Citigroup’s shares crumbled more than 4 percent after the bank warned investors to expect more write-downs and the FBI arrested two former Bear Stearns executives on charges of securities fraud. They’re accused of misleading investors about the state of two hedge funds that bought lots of mortgage-backed bonds. The executives may also have lied about the amount of their own money they invested in the funds.
This news is casting a long shadow down Wall Street and raising a potentially profit-killing question: How can you trust what any of these financial folks say?
Marketplace’s Jill Barshay reports.
Jill Barshay: Hedge fund investors may be wealthier than the rest of us, but U.S. Attorney Ben Campbell says they’re entitled to the same protections.
Ben Campbell: Honesty and integrity are the foundations upon which our financial markets function. Hedge fund investors, like all investors in the securities markets, are entitled to rely on those to whom they entrust their money.
The Bear Stearns executives who managed the hedge funds told investors they were cautiously optimistic about the mortgage market, but then the hedge funds blew up.
So after the Enron and Worldcom frauds, the equity analysts’ lies and now this, can we ever trust anything anyone says on Wall Street anymore?
Lane Carrick is the chief executive of Sovereign Wealth Management. He says he never takes anything hedge fund managers say at face value.

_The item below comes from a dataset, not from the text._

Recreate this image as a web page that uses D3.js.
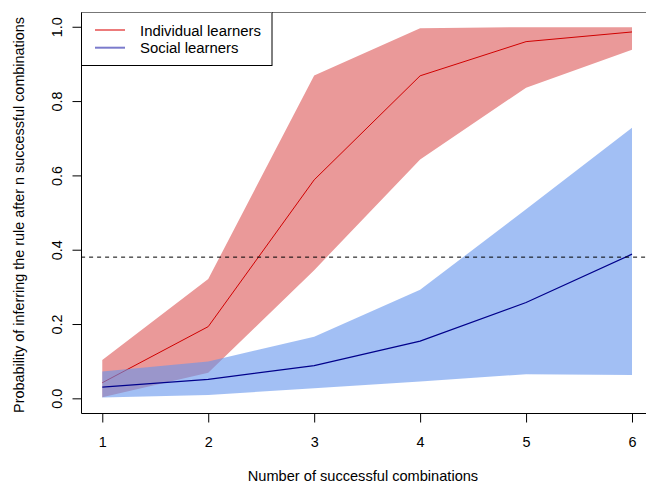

Lane Carrick: The term “cautiously optimistic” would be meaningless to me as an investor.
Carrick says he focuses on numbers more than words.
Carrick: I guess it would be a little Reaganesque in that it would be trust but verify.
Sophisticated investors like the people who invest in hedge funds are supposed to know what they’re getting into. Ira Press is a securities litigator at Kirby McInerney.
Ira Press: There is a doctrine called “truth on the market,” which essentially means that a manager is not liable for securities fraud even if they publicly lie if in fact the true state of affairs should have been ascertainable to investors through other sources.
Press doesn’t think all investment managers are liars. He says fraud occurs in a very tiny percentage of securities transactions.
In New York, I’m Jill Barshay for Marketplace.